* start DATASET CONTENT *

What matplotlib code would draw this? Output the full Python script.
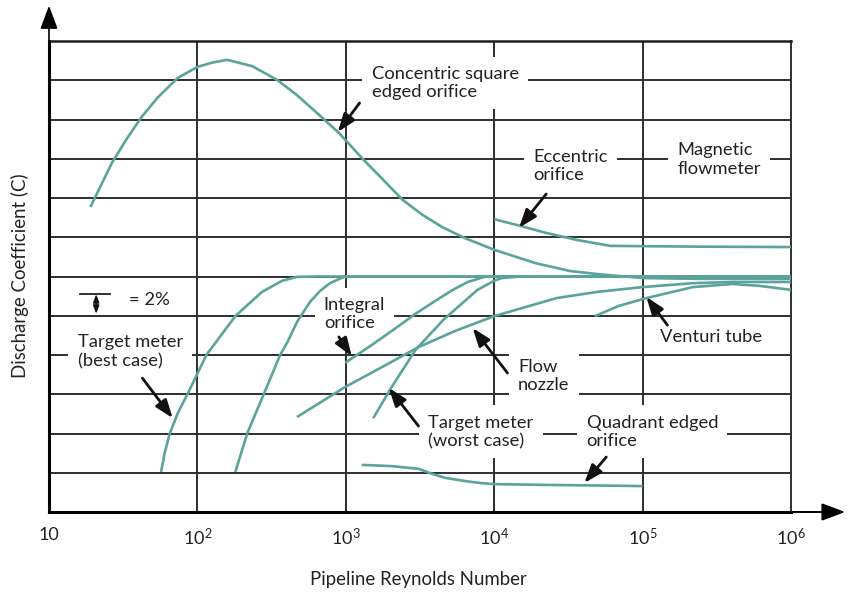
import matplotlib
matplotlib.use("Agg")
import matplotlib.pyplot as plt

plt.rcParams['font.family'] = ['Lato', 'DejaVu Sans']
plt.rcParams['mathtext.default'] = 'regular'

# Reynolds number (x) and discharge coefficient in grid divisions (1 div = 2%)
concentric_re = [19, 21.8, 26.5, 33.3, 42, 54.3, 73.8, 100, 126, 159, 234, 344, 469, 638, 898,
                 1320, 1790, 2420, 3290, 4460, 6330, 10000, 19000, 32400, 50000, 100000,
                 243000, 1000000]
concentric_c = [7.77, 8.23, 8.89, 9.50, 10.06, 10.57, 11.06, 11.34, 11.45, 11.52, 11.36, 11.01,
                10.62, 10.17, 9.66, 8.97, 8.46, 7.95, 7.57, 7.26, 6.98, 6.68, 6.34, 6.14, 6.06,
                5.96, 5.94, 5.94]

eccentric_re = [10000, 15000, 22400, 36200, 60700, 243000, 1000000]
eccentric_c = [7.46, 7.29, 7.11, 6.93, 6.78, 6.76, 6.75]

target_best_re = [56.9, 60.4, 65.3, 73.8, 85.9, 115, 180, 273, 372, 469, 638, 1000000]
target_best_c = [1.02, 1.53, 2.01, 2.52, 3.01, 4.0, 4.99, 5.61, 5.89, 5.99, 6.0, 6.0]

second_re = [180, 217, 282, 361, 402, 469, 573, 670, 782, 970, 1280, 1000000]
second_c = [1.02, 2.01, 3.03, 4.0, 4.31, 4.84, 5.35, 5.63, 5.83, 5.99, 6.0, 6.0]

integral_re = [990, 1490, 2180, 2950, 4010, 5270, 6630, 8590, 11700, 1000000]
integral_c = [3.80, 4.25, 4.69, 5.05, 5.38, 5.66, 5.86, 5.99, 6.0, 6.0]

target_worst_re = [1530, 2020, 2950, 4530, 7710, 10000, 11200, 15000, 1000000]
target_worst_c = [2.39, 3.16, 4.13, 4.89, 5.66, 5.89, 5.96, 6.0, 6.0]

nozzle_re = [469, 985, 1870, 3090, 5430, 10000, 26300, 50000, 100000, 218000, 405000, 1000000]
nozzle_c = [2.42, 3.18, 3.75, 4.20, 4.61, 4.99, 5.45, 5.61, 5.73, 5.83, 5.86, 5.86]

venturi_re = [47700, 69000, 106000, 218000, 405000, 618000, 1000000]
venturi_c = [4.99, 5.25, 5.45, 5.73, 5.81, 5.76, 5.66]

quadrant_re = [1280, 2020, 3090, 3830, 4670, 6330, 7960, 10000, 22400, 50000, 100000]
quadrant_c = [1.20, 1.17, 1.10, 0.97, 0.87, 0.79, 0.74, 0.71, 0.69, 0.675, 0.66]

xticks = [10, 100, 1000, 10000, 100000, 1000000]
xtick_labels = ['10', '$10^{2}$', '$10^{3}$', '$10^{4}$', '$10^{5}$', '$10^{6}$']

# label text, text position, arrow tail, arrow head (data coords)
labels = [
    ('Concentric square\nedged orifice', (1490, 10.93), (1238, 10.42), (883, 9.68)),
    ('Eccentric\norifice', (18400, 8.82), (22400, 8.10), (14700, 7.24)),
    ('Magnetic\nflowmeter', (172000, 8.98), None, None),
    ('Target meter\n(best case)', (15.6, 4.08), (42.6, 3.41), (68.2, 2.39)),
    ('Integral\norifice', (711, 5.04), (898, 4.46), (1096, 3.97)),
    ('Flow\nnozzle', (14500, 3.46), (12300, 3.54), (7150, 4.69)),
    ('Target meter\n(worst case)', (3600, 2.04), (3090, 2.19), (1950, 3.16)),
    ('Quadrant edged\norifice', (41900, 2.04), (56900, 1.40), (40500, 0.74)),
]

teal = '#5ba39b'
grid_col = '#2e2e2e'
txt_col = '#222222'
fs = 13.2

fig = plt.figure(figsize=(8.5, 5.94), dpi=100)
ax = fig.add_axes([49 / 850, 82 / 594, 742 / 850, 471 / 594])
ax.set_xscale('log')
ax.set_xlim(10, 1e6)
ax.set_ylim(0, 12)

# grid
for y in range(1, 12):
    ax.axhline(y, color=grid_col, lw=1.4, zorder=1)
for x in xticks[1:-1]:
    ax.axvline(x, color=grid_col, lw=1.4, zorder=1)

for sp in ['left', 'bottom']:
    ax.spines[sp].set_linewidth(2.2)
    ax.spines[sp].set_color('black')
ax.spines['top'].set_linewidth(1.8)
ax.spines['top'].set_color('#1e1e1e')
ax.spines['right'].set_linewidth(1.4)
ax.spines['right'].set_color(grid_col)

# curves
curves = [(concentric_re, concentric_c), (eccentric_re, eccentric_c),
          (target_best_re, target_best_c), (second_re, second_c),
          (integral_re, integral_c), (target_worst_re, target_worst_c),
          (nozzle_re, nozzle_c), (venturi_re, venturi_c),
          (quadrant_re, quadrant_c)]
for xs, ys in curves:
    ax.plot(xs, ys, color=teal, lw=1.9, zorder=3, solid_capstyle='butt',
            solid_joinstyle='round')

arrow_kw = dict(arrowstyle='-|>,head_length=0.55,head_width=0.2', color='#111111',
                lw=2, mutation_scale=20, shrinkA=0, shrinkB=0)

for text, pos, tail, head in labels:
    ax.text(pos[0], pos[1], text, ha='left', va='center', fontsize=fs,
            linespacing=1.2, color=txt_col, zorder=2,
            bbox=dict(boxstyle='square,pad=0.5', fc='white', ec='none'))
    if tail is not None:
        ax.annotate('', xy=head, xytext=tail, arrowprops=arrow_kw, zorder=4)

# venturi label (no box)
ax.text(132000, 4.46, 'Venturi tube', ha='left', va='center', fontsize=fs,
        color=txt_col, zorder=2)
ax.annotate('', xy=(106000, 5.48), xytext=(147000, 4.76), arrowprops=arrow_kw, zorder=4)

# 2% scale marker
ax.plot([16.3, 25.7], [5.55, 5.55], color='#222222', lw=1.3, zorder=3)
ax.annotate('', xy=(20.8, 5.55), xytext=(20.8, 5.05),
            arrowprops=dict(arrowstyle='<|-|>,head_length=0.4,head_width=0.15',
                            color='#111111', lw=1.1, mutation_scale=12,
                            shrinkA=0, shrinkB=0), zorder=4)
ax.text(34.4, 5.40, '= 2%', ha='left', va='center', fontsize=fs, color=txt_col)

# ticks
ax.set_xticks(xticks)
ax.set_xticklabels(xtick_labels, fontsize=13, color=txt_col)
ax.minorticks_off()
ax.set_yticks([])
ax.tick_params(axis='x', length=0, pad=11)

# axis arrows
ax.annotate('', xy=(0, 1.075), xytext=(0, 0.99), xycoords='axes fraction',
            arrowprops=dict(arrowstyle='-|>,head_length=0.8,head_width=0.3', color='black',
                            lw=1.2, mutation_scale=18, shrinkA=0, shrinkB=0),
            annotation_clip=False)
ax.annotate('', xy=(1.073, 0), xytext=(0.99, 0), xycoords='axes fraction',
            arrowprops=dict(arrowstyle='-|>,head_length=0.8,head_width=0.3', color='black',
                            lw=1.4, mutation_scale=18, shrinkA=0, shrinkB=0),
            annotation_clip=False)

fig.text(418 / 850, 1 - 580 / 594, 'Pipeline Reynolds Number', ha='center', va='center',
         fontsize=13.4, color=txt_col)
fig.text(20 / 850, 1 - 276 / 594, 'Discharge Coefficient (C)', ha='center', va='center',
         rotation=90, fontsize=13.4, color=txt_col)

fig.savefig('out.png', dpi=100)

* end DATASET CONTENT *

Omit the pictures, then quote the rest of the material above exactly.

ANSWER BELOW:
What matplotlib code would draw this? Output the full Python script.
import matplotlib
matplotlib.use("Agg")
import matplotlib.pyplot as plt

plt.rcParams['font.family'] = ['Lato', 'DejaVu Sans']
plt.rcParams['mathtext.default'] = 'regular'

# Reynolds number (x) and discharge coefficient in grid divisions (1 div = 2%)
concentric_re = [19, 21.8, 26.5, 33.3, 42, 54.3, 73.8, 100, 126, 159, 234, 344, 469, 638, 898,
                 1320, 1790, 2420, 3290, 4460, 6330, 10000, 19000, 32400, 50000, 100000,
                 243000, 1000000]
concentric_c = [7.77, 8.23, 8.89, 9.50, 10.06, 10.57, 11.06, 11.34, 11.45, 11.52, 11.36, 11.01,
                10.62, 10.17, 9.66, 8.97, 8.46, 7.95, 7.57, 7.26, 6.98, 6.68, 6.34, 6.14, 6.06,
                5.96, 5.94, 5.94]

eccentric_re = [10000, 15000, 22400, 36200, 60700, 243000, 1000000]
eccentric_c = [7.46, 7.29, 7.11, 6.93, 6.78, 6.76, 6.75]

target_best_re = [56.9, 60.4, 65.3, 73.8, 85.9, 115, 180, 273, 372, 469, 638, 1000000]
target_best_c = [1.02, 1.53, 2.01, 2.52, 3.01, 4.0, 4.99, 5.61, 5.89, 5.99, 6.0, 6.0]

second_re = [180, 217, 282, 361, 402, 469, 573, 670, 782, 970, 1280, 1000000]
second_c = [1.02, 2.01, 3.03, 4.0, 4.31, 4.84, 5.35, 5.63, 5.83, 5.99, 6.0, 6.0]

integral_re = [990, 1490, 2180, 2950, 4010, 5270, 6630, 8590, 11700, 1000000]
integral_c = [3.80, 4.25, 4.69, 5.05, 5.38, 5.66, 5.86, 5.99, 6.0, 6.0]

target_worst_re = [1530, 2020, 2950, 4530, 7710, 10000, 11200, 15000, 1000000]
target_worst_c = [2.39, 3.16, 4.13, 4.89, 5.66, 5.89, 5.96, 6.0, 6.0]

nozzle_re = [469, 985, 1870, 3090, 5430, 10000, 26300, 50000, 100000, 218000, 405000, 1000000]
nozzle_c = [2.42, 3.18, 3.75, 4.20, 4.61, 4.99, 5.45, 5.61, 5.73, 5.83, 5.86, 5.86]

venturi_re = [47700, 69000, 106000, 218000, 405000, 618000, 1000000]
venturi_c = [4.99, 5.25, 5.45, 5.73, 5.81, 5.76, 5.66]

quadrant_re = [1280, 2020, 3090, 3830, 4670, 6330, 7960, 10000, 22400, 50000, 100000]
quadrant_c = [1.20, 1.17, 1.10, 0.97, 0.87, 0.79, 0.74, 0.71, 0.69, 0.675, 0.66]

xticks = [10, 100, 1000, 10000, 100000, 1000000]
xtick_labels = ['10', '$10^{2}$', '$10^{3}$', '$10^{4}$', '$10^{5}$', '$10^{6}$']

# label text, text position, arrow tail, arrow head (data coords)
labels = [
    ('Concentric square\nedged orifice', (1490, 10.93), (1238, 10.42), (883, 9.68)),
    ('Eccentric\norifice', (18400, 8.82), (22400, 8.10), (14700, 7.24)),
    ('Magnetic\nflowmeter', (172000, 8.98), None, None),
    ('Target meter\n(best case)', (15.6, 4.08), (42.6, 3.41), (68.2, 2.39)),
    ('Integral\norifice', (711, 5.04), (898, 4.46), (1096, 3.97)),
    ('Flow\nnozzle', (14500, 3.46), (12300, 3.54), (7150, 4.69)),
    ('Target meter\n(worst case)', (3600, 2.04), (3090, 2.19), (1950, 3.16)),
    ('Quadrant edged\norifice', (41900, 2.04), (56900, 1.40), (40500, 0.74)),
]

teal = '#5ba39b'
grid_col = '#2e2e2e'
txt_col = '#222222'
fs = 13.2

fig = plt.figure(figsize=(8.5, 5.94), dpi=100)
ax = fig.add_axes([49 / 850, 82 / 594, 742 / 850, 471 / 594])
ax.set_xscale('log')
ax.set_xlim(10, 1e6)
ax.set_ylim(0, 12)

# grid
for y in range(1, 12):
    ax.axhline(y, color=grid_col, lw=1.4, zorder=1)
for x in xticks[1:-1]:
    ax.axvline(x, color=grid_col, lw=1.4, zorder=1)

for sp in ['left', 'bottom']:
    ax.spines[sp].set_linewidth(2.2)
    ax.spines[sp].set_color('black')
ax.spines['top'].set_linewidth(1.8)
ax.spines['top'].set_color('#1e1e1e')
ax.spines['right'].set_linewidth(1.4)
ax.spines['right'].set_color(grid_col)

# curves
curves = [(concentric_re, concentric_c), (eccentric_re, eccentric_c),
          (target_best_re, target_best_c), (second_re, second_c),
          (integral_re, integral_c), (target_worst_re, target_worst_c),
          (nozzle_re, nozzle_c), (venturi_re, venturi_c),
          (quadrant_re, quadrant_c)]
for xs, ys in curves:
    ax.plot(xs, ys, color=teal, lw=1.9, zorder=3, solid_capstyle='butt',
            solid_joinstyle='round')

arrow_kw = dict(arrowstyle='-|>,head_length=0.55,head_width=0.2', color='#111111',
                lw=2, mutation_scale=20, shrinkA=0, shrinkB=0)

for text, pos, tail, head in labels:
    ax.text(pos[0], pos[1], text, ha='left', va='center', fontsize=fs,
            linespacing=1.2, color=txt_col, zorder=2,
            bbox=dict(boxstyle='square,pad=0.5', fc='white', ec='none'))
    if tail is not None:
        ax.annotate('', xy=head, xytext=tail, arrowprops=arrow_kw, zorder=4)

# venturi label (no box)
ax.text(132000, 4.46, 'Venturi tube', ha='left', va='center', fontsize=fs,
        color=txt_col, zorder=2)
ax.annotate('', xy=(106000, 5.48), xytext=(147000, 4.76), arrowprops=arrow_kw, zorder=4)

# 2% scale marker
ax.plot([16.3, 25.7], [5.55, 5.55], color='#222222', lw=1.3, zorder=3)
ax.annotate('', xy=(20.8, 5.55), xytext=(20.8, 5.05),
            arrowprops=dict(arrowstyle='<|-|>,head_length=0.4,head_width=0.15',
                            color='#111111', lw=1.1, mutation_scale=12,
                            shrinkA=0, shrinkB=0), zorder=4)
ax.text(34.4, 5.40, '= 2%', ha='left', va='center', fontsize=fs, color=txt_col)

# ticks
ax.set_xticks(xticks)
ax.set_xticklabels(xtick_labels, fontsize=13, color=txt_col)
ax.minorticks_off()
ax.set_yticks([])
ax.tick_params(axis='x', length=0, pad=11)

# axis arrows
ax.annotate('', xy=(0, 1.075), xytext=(0, 0.99), xycoords='axes fraction',
            arrowprops=dict(arrowstyle='-|>,head_length=0.8,head_width=0.3', color='black',
                            lw=1.2, mutation_scale=18, shrinkA=0, shrinkB=0),
            annotation_clip=False)
ax.annotate('', xy=(1.073, 0), xytext=(0.99, 0), xycoords='axes fraction',
            arrowprops=dict(arrowstyle='-|>,head_length=0.8,head_width=0.3', color='black',
                            lw=1.4, mutation_scale=18, shrinkA=0, shrinkB=0),
            annotation_clip=False)

fig.text(418 / 850, 1 - 580 / 594, 'Pipeline Reynolds Number', ha='center', va='center',
         fontsize=13.4, color=txt_col)
fig.text(20 / 850, 1 - 276 / 594, 'Discharge Coefficient (C)', ha='center', va='center',
         rotation=90, fontsize=13.4, color=txt_col)

fig.savefig('out.png', dpi=100)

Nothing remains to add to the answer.